Ja ja, ich glaube es. Also (zögert leicht), alles drückt das zumindest aus. Die Art wie er das Land führt, das ist ein Mann, dem die Werte wichtig sind. Vorausgesetzt man anerkennt diese Werte. Die sozialistische Partei anerkennt diese Werte nicht.

Die europäischen Werte?

Ja, die Werte der europäischen Zivilisation. Die Werte unseres christlichen Erbes (lacht auffällig). Weil wir das christliche Erbe der europäischen Zivilisation nicht in Frage stellen.

Putins Verstöße gegen die Demokratie …

Nämlich?

Wahlschwindel

Seien sie so nett und erzählen sie mir nichts über Wahlschwindel, weil wenn man 2002 erlebt hat, gibt man der Welt keine Lektionen. Weil in Sachen Wahlschwindel niemand erfolgreicher handeln kann, als Frankreich in der Stichwahl für die Präsidentschaft 2002 (*).

An dieser Stelle erschallen Bravo-Rufe und Applaus seitens der Le Pen-Anhänger, die während des Interviews die Politikerin und den Kurier-Korrespondenten umringt hatten.

(*) Bei den französischen Präsidentenwahlen 2002 gelangte Jean-Marie Le Pen, der vormalige Chef der FN und Vater von Marine, im ersten Durchgang auf Platz zwei mit 16,86 Prozent der Stimmen. In der anschließenden Stichwahl wurde Le Pen vom bürgerlichen Amtsinhaber Jacques Chirac mit 82,21 Prozent geschlagen.

Es ist eine One-Women-Show, der rund 200 Anhänger der „Front national“ in der Stadt Evreux, im westlichsten Einzugsgebiet der Pariser Metropole, beiwohnen. Die Straße vor dem Saal ist durch Polizei abgeriegelt, die eine hundertköpfige linke Gegenkundgebung auf Distanz hält. Drinnen lauschen die Zuhörer, ein mittelständisch-volkstümliches Publikum, bis zum Schluss konzentriert der über einstündigen Performance von Marine Le Pen.

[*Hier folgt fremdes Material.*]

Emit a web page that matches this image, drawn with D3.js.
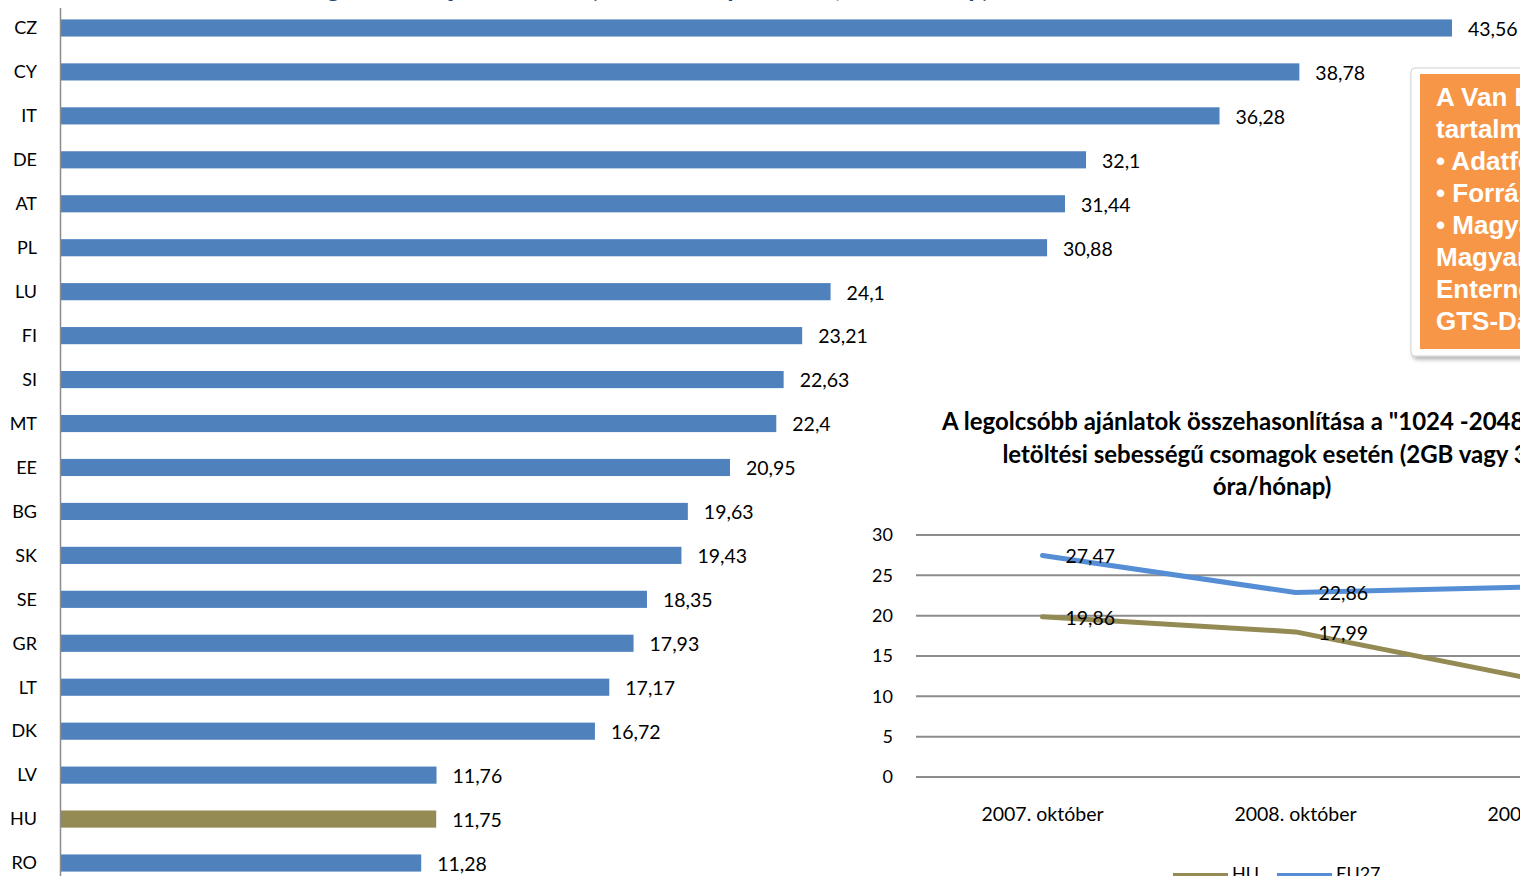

Die stehend und gehend, mit kehliger Stimme dargebrachte Rede gipfelt in einer fast flehenden Bitte, man möge sich doch am Wahlsonntag „nicht durch Langschlafen und Schwimmbad“ vom Urnengang abhalten lassen. „Und auch nicht durchs Grillen“, ergänzt ein Zuhörer. Andernfalls, so Le Pen, drohe „nach 1500 Jahren Geschichte Frankreichs das Wort Ende“. Frankreich sei gefangen in einer „Kerkerzelle“ der europäischen „Technokratie“ und „Oligarchie“, und vornehmlich der deutschen. Der Euro, „für und von Deutschland fabriziert“, sei ein „Einheitsanzug“ der Frankreich „ersticke“. Der zu starke Euro, so sagt Le Pen auf die Deutschen gemünzt, sei „ihr Glück und unser Unglück“. Und dann folgt eine wirre Erklärung, wonach die von ihr erdachte französische Ersatzwährung, zwar um 20 Prozent gegenüber dem Euro abgewertet, aber trotzdem dem Wert eines Euro entsprechen würde: das sei günstig für Frankreichs Unternehmen, würde aber „für euch (gemeint ist das Publikum) nichts ändern“.

Neue Umfrage

Laut jüngster Umfrage wird Le Pens Euro-Austrittsprojekt, als Sprung ins Ungewisse, von 79 Prozent der Franzosen abgelehnt. Aber gleichzeitig tendieren fast alle Parteien, vom sozialistischen Regierungslager bis hin zur konservativen Opposition, zu Kritik am starken Euro und dem EU-Fahrplan für Sparmaßnahmen. Wobei prominente Konservative auch das Schengener Abkommen über den freien Personenverkehr anprangern, während SP-Minister der EU mangelnden europäischen Wirtschaftspatriotismus vorwerfen. Marine Le Pen wird von dieser Welle getragen und versucht sie gleichzeitig zu überbieten.

Das macht sie zwar aktuell nicht mehrheitsfähig: laut Umfrage schließen über 70 Prozent der Franzosen weiterhin eine Stimmabgabe für sie aus. Aber die anhaltende Stagnation der französischen Wirtschaft, der dramatische Einbruch der Exportbilanz und das nicht enden wollende Industriesterben schwächen kontinuierlich die Glaubwürdigkeit und Abwehrkraft der Parteien, die die EU, und sei es nun in kritischer Weise, für unverzichtbar erachten.